● **To be done**
In the records below, begin at the line containing "Recreate this image" and end at the line containing "y_ticks = [0, 5, 10, 15, 20, 25, 30, 35]"; quote every line in that span exactly, including both boundary lines, and no others.

● **Data shown**
## start
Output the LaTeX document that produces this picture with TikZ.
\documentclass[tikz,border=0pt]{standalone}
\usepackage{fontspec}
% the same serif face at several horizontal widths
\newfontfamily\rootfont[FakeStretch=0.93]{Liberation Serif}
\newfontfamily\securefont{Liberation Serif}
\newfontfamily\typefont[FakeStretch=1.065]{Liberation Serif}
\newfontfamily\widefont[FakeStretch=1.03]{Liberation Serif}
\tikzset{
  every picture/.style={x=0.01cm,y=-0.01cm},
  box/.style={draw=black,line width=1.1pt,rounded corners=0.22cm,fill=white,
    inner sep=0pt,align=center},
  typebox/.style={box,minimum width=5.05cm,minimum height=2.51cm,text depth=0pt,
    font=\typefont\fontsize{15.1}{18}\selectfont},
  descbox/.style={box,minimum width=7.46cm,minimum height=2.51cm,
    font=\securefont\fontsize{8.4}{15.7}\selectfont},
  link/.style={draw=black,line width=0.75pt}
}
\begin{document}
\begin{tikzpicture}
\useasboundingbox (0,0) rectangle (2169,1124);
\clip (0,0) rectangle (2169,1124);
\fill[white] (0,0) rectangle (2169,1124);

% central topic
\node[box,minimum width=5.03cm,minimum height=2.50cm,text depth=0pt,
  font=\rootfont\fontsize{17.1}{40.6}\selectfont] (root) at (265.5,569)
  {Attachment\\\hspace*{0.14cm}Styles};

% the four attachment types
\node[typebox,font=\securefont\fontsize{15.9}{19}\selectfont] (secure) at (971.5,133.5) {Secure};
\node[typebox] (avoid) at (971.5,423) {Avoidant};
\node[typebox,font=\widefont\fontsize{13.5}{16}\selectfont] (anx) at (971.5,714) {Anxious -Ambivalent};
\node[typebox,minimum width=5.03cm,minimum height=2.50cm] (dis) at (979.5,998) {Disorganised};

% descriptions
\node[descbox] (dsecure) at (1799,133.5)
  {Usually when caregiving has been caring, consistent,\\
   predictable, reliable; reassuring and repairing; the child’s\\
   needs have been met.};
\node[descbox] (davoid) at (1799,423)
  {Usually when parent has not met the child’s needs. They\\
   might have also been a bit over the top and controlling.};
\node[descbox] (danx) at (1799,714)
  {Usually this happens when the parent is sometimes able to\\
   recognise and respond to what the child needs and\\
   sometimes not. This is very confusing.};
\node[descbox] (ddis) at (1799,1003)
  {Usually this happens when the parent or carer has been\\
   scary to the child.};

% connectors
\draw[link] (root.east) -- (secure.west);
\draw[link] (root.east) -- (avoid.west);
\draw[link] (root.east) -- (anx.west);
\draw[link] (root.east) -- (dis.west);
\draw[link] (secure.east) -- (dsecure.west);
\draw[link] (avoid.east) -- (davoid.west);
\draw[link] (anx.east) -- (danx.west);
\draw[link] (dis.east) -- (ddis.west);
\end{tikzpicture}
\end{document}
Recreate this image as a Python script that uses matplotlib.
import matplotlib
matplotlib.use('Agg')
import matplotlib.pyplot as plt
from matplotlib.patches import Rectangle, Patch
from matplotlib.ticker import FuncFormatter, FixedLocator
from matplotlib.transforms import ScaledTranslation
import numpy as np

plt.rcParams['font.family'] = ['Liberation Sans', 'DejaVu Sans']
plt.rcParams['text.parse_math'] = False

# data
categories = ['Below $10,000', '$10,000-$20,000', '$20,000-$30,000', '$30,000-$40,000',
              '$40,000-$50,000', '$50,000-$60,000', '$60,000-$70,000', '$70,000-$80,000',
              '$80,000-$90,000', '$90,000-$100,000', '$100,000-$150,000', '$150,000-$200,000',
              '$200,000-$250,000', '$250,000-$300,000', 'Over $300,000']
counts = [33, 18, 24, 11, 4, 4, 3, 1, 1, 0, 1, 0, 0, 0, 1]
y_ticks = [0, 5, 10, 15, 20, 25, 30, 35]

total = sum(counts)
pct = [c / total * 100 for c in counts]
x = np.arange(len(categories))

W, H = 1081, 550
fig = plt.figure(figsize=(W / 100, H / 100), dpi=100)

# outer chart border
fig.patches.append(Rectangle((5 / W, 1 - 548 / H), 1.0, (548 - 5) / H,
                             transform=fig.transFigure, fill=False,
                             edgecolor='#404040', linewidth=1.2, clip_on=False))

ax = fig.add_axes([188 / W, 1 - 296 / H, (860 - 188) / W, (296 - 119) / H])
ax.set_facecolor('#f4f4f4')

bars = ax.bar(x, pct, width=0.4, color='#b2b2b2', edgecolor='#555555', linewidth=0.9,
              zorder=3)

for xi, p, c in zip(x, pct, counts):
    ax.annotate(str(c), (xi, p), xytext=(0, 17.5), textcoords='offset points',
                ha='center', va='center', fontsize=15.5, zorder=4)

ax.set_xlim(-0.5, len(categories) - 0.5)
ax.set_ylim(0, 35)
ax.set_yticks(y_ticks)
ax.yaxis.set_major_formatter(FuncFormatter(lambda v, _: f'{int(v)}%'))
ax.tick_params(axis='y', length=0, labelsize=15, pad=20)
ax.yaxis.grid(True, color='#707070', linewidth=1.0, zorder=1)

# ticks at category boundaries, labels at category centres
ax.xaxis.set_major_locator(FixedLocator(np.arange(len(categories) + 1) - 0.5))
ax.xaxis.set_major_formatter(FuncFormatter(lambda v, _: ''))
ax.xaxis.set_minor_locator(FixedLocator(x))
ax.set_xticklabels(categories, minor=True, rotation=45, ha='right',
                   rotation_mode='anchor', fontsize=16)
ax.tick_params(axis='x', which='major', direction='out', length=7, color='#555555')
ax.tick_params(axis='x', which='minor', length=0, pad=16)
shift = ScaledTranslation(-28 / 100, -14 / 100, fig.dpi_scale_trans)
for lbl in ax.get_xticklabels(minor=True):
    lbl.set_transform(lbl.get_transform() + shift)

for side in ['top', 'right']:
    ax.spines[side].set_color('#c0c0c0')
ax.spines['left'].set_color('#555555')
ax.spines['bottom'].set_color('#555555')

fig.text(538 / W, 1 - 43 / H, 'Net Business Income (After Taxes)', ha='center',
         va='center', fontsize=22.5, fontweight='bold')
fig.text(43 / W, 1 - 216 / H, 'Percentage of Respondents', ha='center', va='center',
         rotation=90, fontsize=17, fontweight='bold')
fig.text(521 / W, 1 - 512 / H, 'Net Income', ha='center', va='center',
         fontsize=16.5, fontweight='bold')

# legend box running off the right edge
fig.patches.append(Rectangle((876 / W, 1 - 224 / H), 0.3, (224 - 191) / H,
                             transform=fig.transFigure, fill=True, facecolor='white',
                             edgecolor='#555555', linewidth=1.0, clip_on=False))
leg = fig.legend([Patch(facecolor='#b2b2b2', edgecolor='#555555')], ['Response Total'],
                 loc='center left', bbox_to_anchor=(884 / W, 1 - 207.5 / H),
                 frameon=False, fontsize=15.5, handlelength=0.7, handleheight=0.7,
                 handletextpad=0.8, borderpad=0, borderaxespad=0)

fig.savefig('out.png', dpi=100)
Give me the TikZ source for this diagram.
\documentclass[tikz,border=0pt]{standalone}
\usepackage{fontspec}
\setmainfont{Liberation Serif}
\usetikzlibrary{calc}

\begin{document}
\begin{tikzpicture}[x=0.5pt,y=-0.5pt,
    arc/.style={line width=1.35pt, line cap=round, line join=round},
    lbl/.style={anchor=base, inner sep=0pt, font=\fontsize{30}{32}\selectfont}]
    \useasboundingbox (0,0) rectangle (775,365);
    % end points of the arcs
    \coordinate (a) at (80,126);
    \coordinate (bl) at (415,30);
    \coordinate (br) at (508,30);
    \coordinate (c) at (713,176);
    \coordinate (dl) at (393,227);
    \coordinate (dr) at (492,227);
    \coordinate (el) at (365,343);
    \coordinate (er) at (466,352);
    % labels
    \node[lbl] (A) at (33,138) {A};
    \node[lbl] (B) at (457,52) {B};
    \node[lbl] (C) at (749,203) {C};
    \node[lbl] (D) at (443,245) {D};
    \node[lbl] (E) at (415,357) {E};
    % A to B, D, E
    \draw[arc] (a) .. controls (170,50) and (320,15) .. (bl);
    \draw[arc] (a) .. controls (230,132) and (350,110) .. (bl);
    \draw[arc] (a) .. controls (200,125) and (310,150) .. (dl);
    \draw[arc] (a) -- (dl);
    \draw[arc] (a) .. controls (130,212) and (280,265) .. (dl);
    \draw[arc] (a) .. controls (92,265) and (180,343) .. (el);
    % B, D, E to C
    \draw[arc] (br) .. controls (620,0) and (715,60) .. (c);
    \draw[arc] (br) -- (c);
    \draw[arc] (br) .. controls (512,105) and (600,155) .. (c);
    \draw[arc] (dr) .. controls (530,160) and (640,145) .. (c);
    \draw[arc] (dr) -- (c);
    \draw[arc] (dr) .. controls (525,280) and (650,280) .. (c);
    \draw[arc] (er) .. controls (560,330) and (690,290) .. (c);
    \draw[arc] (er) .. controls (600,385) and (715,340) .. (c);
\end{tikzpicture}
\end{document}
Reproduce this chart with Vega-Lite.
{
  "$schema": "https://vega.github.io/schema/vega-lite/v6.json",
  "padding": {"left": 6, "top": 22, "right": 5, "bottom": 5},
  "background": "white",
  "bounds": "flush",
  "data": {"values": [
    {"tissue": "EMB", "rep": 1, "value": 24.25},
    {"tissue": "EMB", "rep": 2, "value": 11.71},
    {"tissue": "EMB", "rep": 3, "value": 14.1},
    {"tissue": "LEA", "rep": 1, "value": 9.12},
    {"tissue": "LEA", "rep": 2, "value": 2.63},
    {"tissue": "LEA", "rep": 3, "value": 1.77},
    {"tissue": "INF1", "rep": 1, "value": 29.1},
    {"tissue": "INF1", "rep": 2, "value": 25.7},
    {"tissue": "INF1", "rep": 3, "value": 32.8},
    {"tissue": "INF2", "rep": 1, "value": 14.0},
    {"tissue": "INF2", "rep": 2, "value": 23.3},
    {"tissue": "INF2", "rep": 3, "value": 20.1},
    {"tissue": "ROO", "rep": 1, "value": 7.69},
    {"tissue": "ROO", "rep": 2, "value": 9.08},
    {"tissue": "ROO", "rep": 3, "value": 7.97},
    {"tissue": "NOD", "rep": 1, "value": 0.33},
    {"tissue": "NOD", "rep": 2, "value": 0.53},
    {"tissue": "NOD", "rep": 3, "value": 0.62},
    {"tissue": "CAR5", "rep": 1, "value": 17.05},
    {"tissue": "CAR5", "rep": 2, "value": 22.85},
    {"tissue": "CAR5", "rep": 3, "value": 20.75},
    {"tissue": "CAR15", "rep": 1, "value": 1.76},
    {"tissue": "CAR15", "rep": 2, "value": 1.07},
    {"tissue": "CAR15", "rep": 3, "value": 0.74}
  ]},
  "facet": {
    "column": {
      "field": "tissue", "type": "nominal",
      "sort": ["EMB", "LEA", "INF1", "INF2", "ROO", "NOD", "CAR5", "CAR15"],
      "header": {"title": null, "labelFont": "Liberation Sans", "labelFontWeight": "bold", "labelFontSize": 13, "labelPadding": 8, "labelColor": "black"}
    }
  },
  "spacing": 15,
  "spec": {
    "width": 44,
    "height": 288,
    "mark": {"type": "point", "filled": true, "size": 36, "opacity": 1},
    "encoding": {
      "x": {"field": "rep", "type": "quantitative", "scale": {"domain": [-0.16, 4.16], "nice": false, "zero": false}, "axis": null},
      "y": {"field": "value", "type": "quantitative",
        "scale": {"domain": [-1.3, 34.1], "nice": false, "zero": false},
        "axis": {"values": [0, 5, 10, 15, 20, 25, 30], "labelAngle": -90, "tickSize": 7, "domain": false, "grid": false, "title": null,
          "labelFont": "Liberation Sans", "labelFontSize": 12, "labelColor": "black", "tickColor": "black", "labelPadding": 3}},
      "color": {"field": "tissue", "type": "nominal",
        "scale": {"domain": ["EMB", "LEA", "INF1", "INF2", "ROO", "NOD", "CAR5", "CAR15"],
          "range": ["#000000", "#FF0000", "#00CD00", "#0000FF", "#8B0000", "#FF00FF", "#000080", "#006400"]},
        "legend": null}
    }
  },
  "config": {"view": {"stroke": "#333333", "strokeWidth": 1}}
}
## end
● **Problem solution**
Recreate this image as a Python script that uses matplotlib.
import matplotlib
matplotlib.use('Agg')
import matplotlib.pyplot as plt
from matplotlib.patches import Rectangle, Patch
from matplotlib.ticker import FuncFormatter, FixedLocator
from matplotlib.transforms import ScaledTranslation
import numpy as np

plt.rcParams['font.family'] = ['Liberation Sans', 'DejaVu Sans']
plt.rcParams['text.parse_math'] = False

# data
categories = ['Below $10,000', '$10,000-$20,000', '$20,000-$30,000', '$30,000-$40,000',
              '$40,000-$50,000', '$50,000-$60,000', '$60,000-$70,000', '$70,000-$80,000',
              '$80,000-$90,000', '$90,000-$100,000', '$100,000-$150,000', '$150,000-$200,000',
              '$200,000-$250,000', '$250,000-$300,000', 'Over $300,000']
counts = [33, 18, 24, 11, 4, 4, 3, 1, 1, 0, 1, 0, 0, 0, 1]
y_ticks = [0, 5, 10, 15, 20, 25, 30, 35]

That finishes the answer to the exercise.